デッサン絵を更新。
私は絵を描き始めた当初、方法論なども持ち合わせておらず、唯一、自分の感性・直感のみを頼りにせざるを得なかった(直感以外に選択肢はない)。模写を行うことで自分の欲求を満たす程度の絵が得られることには薄々気がついていた。
私は、第一に感性・直感を大事にしている。しかし、絵における方法論を人に伝える時に、『感性・直感』を引き合いに出して説得したり、他者の姿勢の否定を行うことは建設的ではない。といっても、未知の物事を学究する初段階では、人は自分の感性に頼ることしかできないのも事実だし、誰でも自然にそうしているものだ。
古き良きものから学ぶ系譜意識は大切だ。学問にしても、今から基礎的実験を自分で一からするのは時間が許すなら当然行ったほうがよいが、現実的には、50年位前~現在までの良書を10冊くらい読むほうが効率的だ。このことは科学では常套であり、どの教科書も『直感』という表現での説明はされてはいない。直感は契機であって、尤もらしい理屈・説明は数式で簡潔に書かれている。では、この数式モデルに辿り着いた学者は、感性を一切持ち合わせていなかったのだろうか。そうではない。恐らく、鋭い感性によって自然現象を素直に捉え、最も法則性が顕在化されるであろう実験系を空想する過程があったろう。結果として伝えられる、誰もが利用可能な普遍的な数式からは、人の持つ感性とは相容れない印象を受けるのかもしれない。それは、運命を決定づける力を有し、人の意思・努力などで崩せる因果律ではないからだろう。即ち、この領域において自由意志は無力。しかし、そういうものが、万古不易、どの時代でも語られ続ける概念として、歴史の審判を耐え得るものである。
絵画の歴史でも、特に14-16世紀頃にこういう発想の人達がいる。デューラーの『絵画論』では、序文で彼のスタンスが述べられている。彼は人物描写で得た法則をささやかながら披露するので、後世の人々がさらに修正・発展させ、完成度を上げて欲しいという願いのような文章を書き綴っている。この要望に応えようとする人間が今までいたのだろうか。現代においては、そんなことよりも、『自分らしさ・独創性』を求める方が多いのではないでしょうか。自分の感性は人より優れていると盲信し、勝手気ままに描いた絵が評価される優しい世界なら、確かに多くの人が望む所なのかもしれない。

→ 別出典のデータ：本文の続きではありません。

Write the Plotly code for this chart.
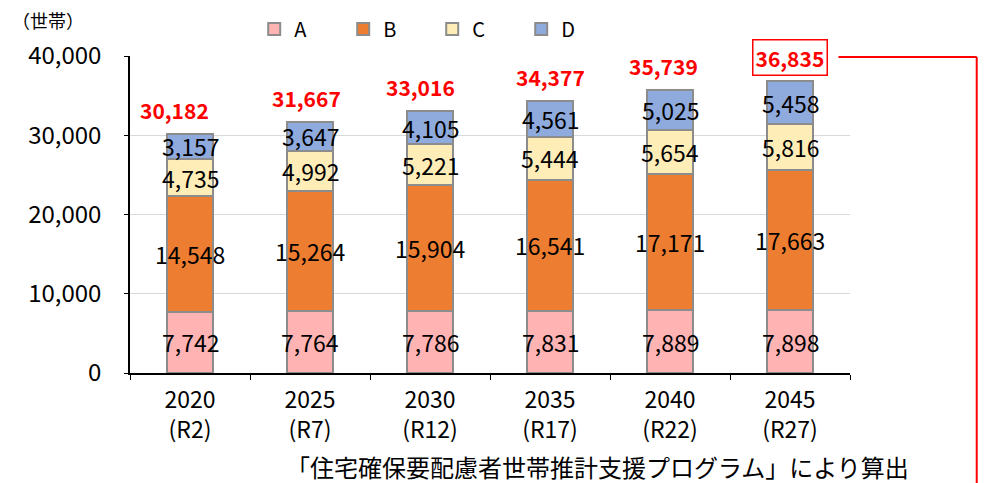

ゲーテは『独創性などない』と言い切っている。この見解に私は大変感銘を受け、渇望していた信念であると感じた。ゲーテは、当時、ロマン主義として出現した若者達が、過去の良いものを一切無視し、ただ自分達の感性のまま表現しただけの作品を掲げ、居丈高となっている状況に遺憾の意を示した。若者達はひたすら自分達の独創性を謳う。ゲーテはこのようなロマン派の作品は一時的で脆弱、病的なものと揶揄し、一方で、古典(クラシック)を普遍的、健康的で正統だと言っている。この風潮は、絵や詩だけでなく、音楽の分野でも同様であることを、とある若者が作った曲をモーツァルトに評価してもらう話を例に挙げて説明している。
ゲーテの箴言で『真理は発見されて既に久しい(遺訓より)』というのがあるが、これは、過去の偉業を無視し、習うことを知らない若者が、自分の再発見を自分の手柄として認めろという図々しさへの戒めに聞える。
独創性の発生メカニズムをよく考える必要がある。多くの場合、作品を作る側ではなく、作り方・歴史をよく知っていない受けて側の感想に起因していると推察している。
自分で自分の独創性を判断するにしても、過去に全く着手されていない真に未開の分野なのか、それとも、過去の誰々の発想の延長線上にあるのか、など相対的に考える視野・知識が必要だ。自分の力の起源を忘れるな。
これらの方々が今の自分の価値観・信念を形成する核となっているのでしょう。私は、絵に独創性ではなく、無個性を求める。僕にとっての無個性は、無知な人にとっては独創的だと写るだろう。それは、僕が作品に盛り込んだ思念を完全に分解・読解できないからだ。分解できるほど哲学的思考が鍛えられていないからだ。そういう場合、多くの人は『天才』などという、持て余す曖昧な言葉で自分自身の理性の欲求を満たし、思考停止となることで心の平安を獲得する。分解できる慧眼の持主は、僕の作品に面白みを感じず、ビリヤードのような力学的予測が可能な退屈極まりない系の振る舞いにしか写らないだろう。ラプラスやゲーテだけではないが、多くの偉人は悪魔と正面から向かい合い、飼いならしているという仮説が私にはあるようだ。
私は、直感を最大限に発揮した分析により、誰でも理解・利用できる理論に還元・総合することに努めたい...という立場です。ただし、無個性を競う人達にしてみれば、僕の絵は僕らしさがまだ臭い立っていると言われそうですが。